1.11 The presentation of the information involves quantitative and qualitative material. In terms of quantitative information, the proportions of respondents who addressed each question and their responses to closed questions have been provided. Given the nature of most of the questions, the main focus of the analysis was qualitative. The presentation of the material reflects this analysis, focusing on highlighting the overall themes and the range and depth of views expressed in relation to each. The report uses qualitative terms such as "a very small number"; "a small number"; "several"; "many"; "a large number"; etc. to describe the level of focus on particular themes.
1.12 In addition, however, the overall balance of views has been identified for respondents' preferred option overall, as many respondents identified this clearly within their response. This was ascertained by identifying the following:
- Those expressing clear and explicit agreement or disagreement with a possible answer or option.
- Those whose views of a question / proposal could be inferred from their comments.
- Those for whom it was not possible to infer their overall views.
1.13 Only those who expressed a sufficiently unequivocal view of their preference to allow their intention to be ascertained have been included in this (although, in some cases, this required some measure of subjective judgement).
1.14 Similarly, at those "open" questions which sought views among potential options, the general balance of views has been identified, wherever possible, using similar means. Again, it is recognised that this is not scientifically exact, and provides only a general indication of the pattern. It would be inappropriate to attempt to quantify these responses further for a range of reasons, including that: respondents provided their information in a number of different ways; some focused on benefits and drawbacks of particular suggestions without identifying an overall preference; many points were made at different questions, or overlapped more than one theme; some responses were submitted on behalf of organisations and/or represented the views of a number of respondents; and there was a need for judgement throughout the analysis about where to include particular material in the report. It should also be noted that, at many questions, both positive views and concerns were identified by respondents with differing overall views of the issue explored.
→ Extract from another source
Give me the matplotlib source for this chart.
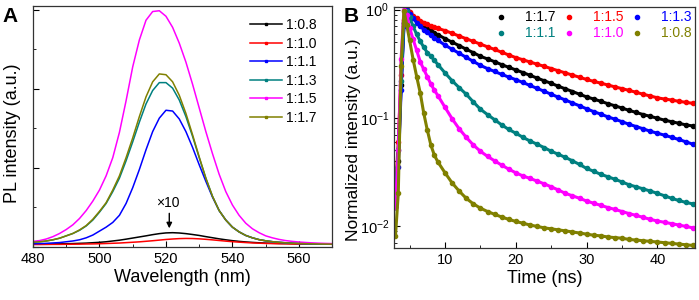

1.15 The report identifies variations by type of respondent in relation to their overall views of the preferred options. It would clearly be inappropriate, however, to list the types of respondents identifying each theme in each case. It should be noted that where the term "respondent" is used, this refers to one response, even where this may represent the views of more than one contributor.
1.16 In presenting the qualitative data, the wording used in the report sometimes follows the wording used in a response closely, to reflect respondents' intended messages and preserve the sense of the point, even though it is not presented as a quote. Where respondents requested that their material should remain confidential, however, the source of their views has not been identified at any point. This report clearly cannot present all of the individual points made by every respondent, nor can it provide a compendium of the material. In a report of this length and nature, it would be impossible to reflect the level of detail and the complexity of all of the arguments presented. The full text of the responses can, however, be viewed on the Scottish Government website5.
Summary of issues: The consultation
1.17 In summary:
- A consultation on "Redesigning the Community Justice System" was carried out between December 2012 and 30th April 2013.
- 112 written responses were received. The most common category of respondent was local authorities (22%). Also common were responses from individuals (20%). A range of other types of respondent also provided views.
- The analysis of the data involved: design of an Access database; input of the responses; analysis of the closed questions; identification of key themes and sub-themes; and preparation of a report.
- The report presents the quantitative and qualitative material, including the themes, and the range and depth of views expressed.
- The full responses are available for inspection on the Scottish Government website.